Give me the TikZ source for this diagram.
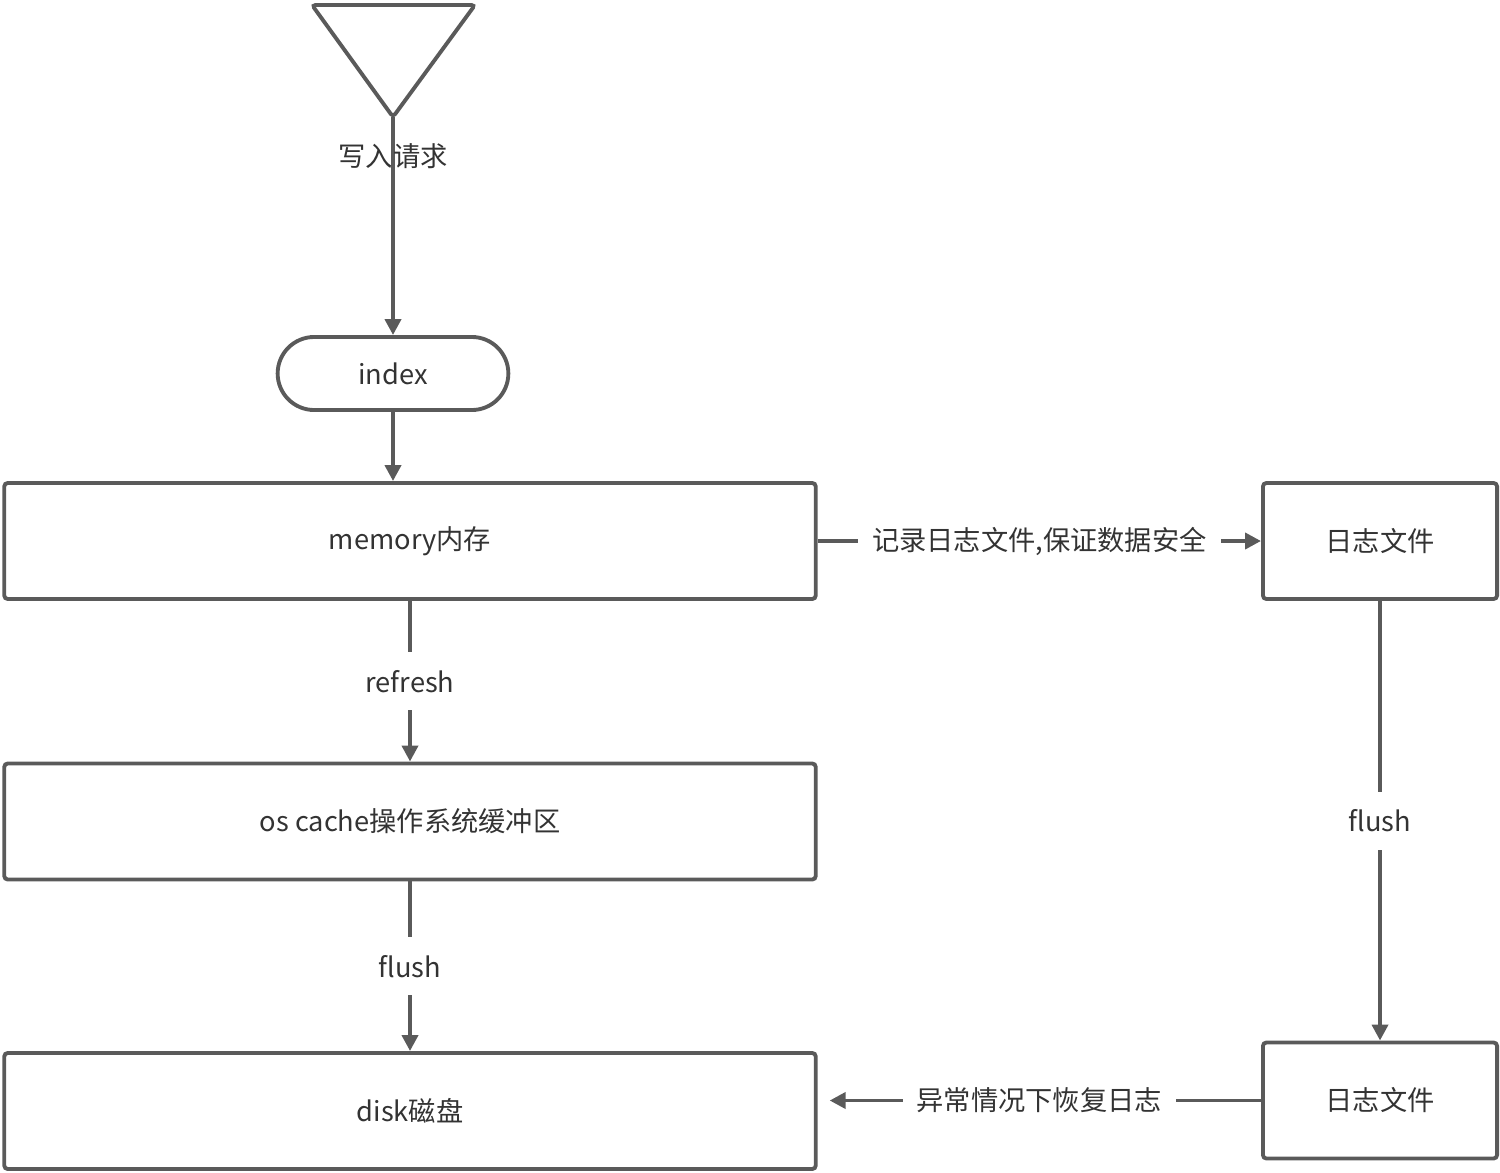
\documentclass[tikz,border=0pt]{standalone}
\usepackage{fontspec}
\setmainfont{Noto Sans CJK SC}
\usetikzlibrary{arrows.meta,shapes.misc}
\definecolor{linegray}{HTML}{5A5A5A}
\definecolor{textgray}{HTML}{333333}

\begin{document}
\begin{tikzpicture}[
    x=0.01cm,y=-0.01cm,
    box/.style={draw=linegray, line width=1.1pt, rounded corners=1pt, align=center,
      font=\fontsize{7.75}{9}\selectfont, text=textgray, minimum height=1.16cm},
    pill/.style={draw=linegray, line width=1.1pt, rounded rectangle, align=center,
      font=\fontsize{7.75}{9}\selectfont, text=textgray,
      minimum width=2.54cm, minimum height=0.73cm},
    outline/.style={draw=linegray, line width=1.1pt, rounded corners=1pt},
    edge/.style={-{Triangle[length=4.5pt,width=4.5pt]}, draw=linegray, line width=1.1pt},
    lbl/.style={font=\fontsize{7.75}{9}\selectfont, text=textgray},
    gap/.style={lbl, fill=white, inner xsep=4pt, inner ysep=5pt}
  ]
    \useasboundingbox (0,0) rectangle (1500,1173);

    % start of the request
    \draw[outline] (312,5) -- (475,5) -- (393,117) -- cycle;
    \coordinate (req) at (393,117);

    \node[pill] (index) at (393,373.5) {index};
    \node[box, minimum width=8.11cm] (mem) at (410,541) {memory内存};
    \node[box, minimum width=8.11cm] (cache) at (410,821.5) {os cache操作系统缓冲区};
    \node[box, minimum width=8.11cm] (disk) at (410,1111) {disk磁盘};
    \node[box, minimum width=2.34cm] (log1) at (1380,541) {日志文件};
    \node[box, minimum width=2.34cm] (log2) at (1380,1100.5) {日志文件};

    \draw[edge] (req) -- node[lbl, pos=0.18] {写入请求} (index.north);
    \draw[edge] (index.south) -- (index.south |- mem.north);
    \draw[edge] (mem) -- node[gap] {refresh} (cache);
    \draw[edge] (cache) -- node[gap] {flush} (disk);
    \draw[edge] (mem) -- node[gap] {记录日志文件,保证数据安全} (log1);
    \draw[edge] (log1) -- node[gap] {flush} (log2);
    \draw[edge, shorten >=0.12cm] (log2.west) -- node[gap] {异常情况下恢复日志} (log2 -| disk.east);
  \end{tikzpicture}
\end{document}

====

Working from the material above, transcribe it exactly while omitting pictures.

Give me the TikZ source for this diagram.
\documentclass[tikz,border=0pt]{standalone}
\usepackage{fontspec}
\setmainfont{Noto Sans CJK SC}
\usetikzlibrary{arrows.meta,shapes.misc}
\definecolor{linegray}{HTML}{5A5A5A}
\definecolor{textgray}{HTML}{333333}

\begin{document}
\begin{tikzpicture}[
    x=0.01cm,y=-0.01cm,
    box/.style={draw=linegray, line width=1.1pt, rounded corners=1pt, align=center,
      font=\fontsize{7.75}{9}\selectfont, text=textgray, minimum height=1.16cm},
    pill/.style={draw=linegray, line width=1.1pt, rounded rectangle, align=center,
      font=\fontsize{7.75}{9}\selectfont, text=textgray,
      minimum width=2.54cm, minimum height=0.73cm},
    outline/.style={draw=linegray, line width=1.1pt, rounded corners=1pt},
    edge/.style={-{Triangle[length=4.5pt,width=4.5pt]}, draw=linegray, line width=1.1pt},
    lbl/.style={font=\fontsize{7.75}{9}\selectfont, text=textgray},
    gap/.style={lbl, fill=white, inner xsep=4pt, inner ysep=5pt}
  ]
    \useasboundingbox (0,0) rectangle (1500,1173);

    % start of the request
    \draw[outline] (312,5) -- (475,5) -- (393,117) -- cycle;
    \coordinate (req) at (393,117);

    \node[pill] (index) at (393,373.5) {index};
    \node[box, minimum width=8.11cm] (mem) at (410,541) {memory内存};
    \node[box, minimum width=8.11cm] (cache) at (410,821.5) {os cache操作系统缓冲区};
    \node[box, minimum width=8.11cm] (disk) at (410,1111) {disk磁盘};
    \node[box, minimum width=2.34cm] (log1) at (1380,541) {日志文件};
    \node[box, minimum width=2.34cm] (log2) at (1380,1100.5) {日志文件};

    \draw[edge] (req) -- node[lbl, pos=0.18] {写入请求} (index.north);
    \draw[edge] (index.south) -- (index.south |- mem.north);
    \draw[edge] (mem) -- node[gap] {refresh} (cache);
    \draw[edge] (cache) -- node[gap] {flush} (disk);
    \draw[edge] (mem) -- node[gap] {记录日志文件,保证数据安全} (log1);
    \draw[edge] (log1) -- node[gap] {flush} (log2);
    \draw[edge, shorten >=0.12cm] (log2.west) -- node[gap] {异常情况下恢复日志} (log2 -| disk.east);
  \end{tikzpicture}
\end{document}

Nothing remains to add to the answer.